According to this article, Microsoft is patching Windows 7 and Windows Server 2008 to look for SHA-2 hash functions of updates. These older versions of Windows have been using SHA-1, while newer version are already using SHA-2.
This is a good move, but unnecessary. Here’s what I mean by that. The update was likely unnecessary for reasons I’ll explain below, but it was easy to do, and it increased consistency across Microsoft’s product line. It’s also good PR.
What are SHA-1 and SHA-2?
Let’s back up a bit. SHA-1 and SHA-2 are secure hash functions [1]. They take a file, in this case a Microsoft software update, and return a relatively small number, small relative to the original file size. In the case of SHA-1, the result is 160 bits (20 bytes). They’re designed so that if a file is changed, the function value is nearly certain to change. That is, it’s extremely unlikely that a change to the file would not result in a change to the hash value.
The concern isn’t accidental changes. The probability of accidentally producing two files with the same hash function value is tiny as I show here.
The concern is a clever attacker who could modify the software update in such a way that the hash function remains unchanged, bypassing the hash as a security measure. That would be harder to do with SHA-2 than with SHA-1, hence Microsoft’s decision years ago to move to SHA-2 for new versions of the operating system, and its recent decision to make the change retroactive.
How hard is it to produce collisions?
By a collision we mean two files that hash to the same value. It’s obvious from the pigeon hole principle [2] that collisions are possible, but how hard are they to produce deliberately?
Google demonstrated two years ago that it could produce two PDF files with the same SHA-1 hash value. But doing so required over 6,500 years of CPU time running in parallel [3]. Also, Google started with a file designed to make collisions possible. According to their announcement,
We started by creating a PDF prefix specifically crafted to allow us to generate two documents with arbitrary distinct visual contents, but that would hash to the same SHA-1 digest.
It would be harder to start with a specified input, such as a software update file and generate a collision. It would be harder still to generate a collision that had some desired behavior.
According to this page, it’s known how to tamper with two files simultaneously so that they will have the same SHA-1 hash values. This is what Google did, at the cost of thousands of CPU years. But so far, nobody has been able to start with a given file and create another file with the same SHA-1 value. (Update: Now they have!)

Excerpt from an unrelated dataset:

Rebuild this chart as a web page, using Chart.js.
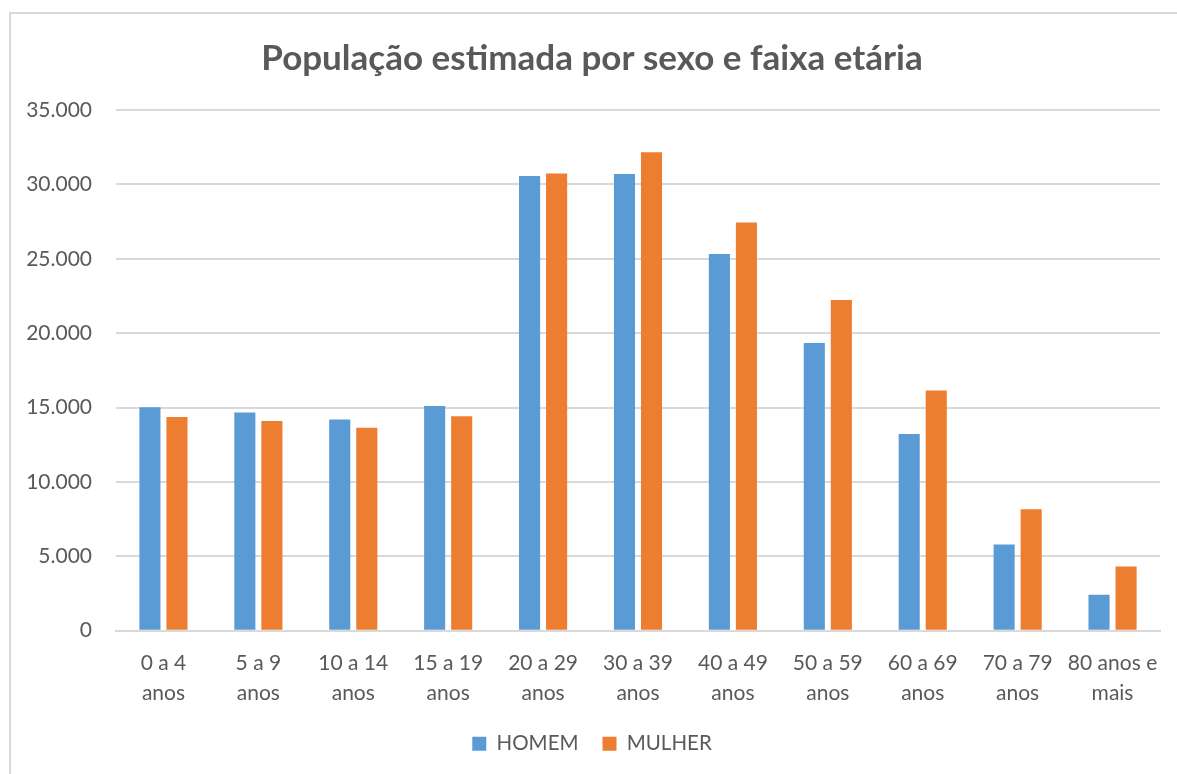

As I said at the beginning, it made sense for Microsoft to decide to move from SHA-1 to SHA-2 because the cost of doing so was small. But the use of SHA-1 hash codes is probably not the biggest security risk in Windows 7.
More secure hash posts
- Putting Google’s SHA-1 collision in perspective
- Probability of secure hash function collisions
- The hash function menagerie
[1] SHA-1 is a hash function, but SHA-2 is actually a family of hash functions: SHA-224, SHA-256, SHA-384, SHA-512, SHA-512/224, and SHA-512/256. All are believed to provide at least 112 bits of security, while SHA-1 provides less than 63.
The SHA-x functions output x bits. The SHA-x/y functions use x bits of internal state and output y bits. To be consistent with this naming convention, SHA-1 should be called SHA-160.
[2] The pigeon hole principle says that if you put more than n things into n boxes, one of the boxes has to have more than one thing. If you hash files of more than n bits to n-bit numbers, at least two files have to go to the same value.
[3] If you were to rent this much CPU time in the cloud at 5 cents per CPU hour, it would cost about $2,800,000. If the only obstacle were the cost of computing resources, someone might be willing to pay that to tamper with a Microsoft update. (Update: with a new algorithm announced in January 2020, the estimated cost has dropped $45,000.)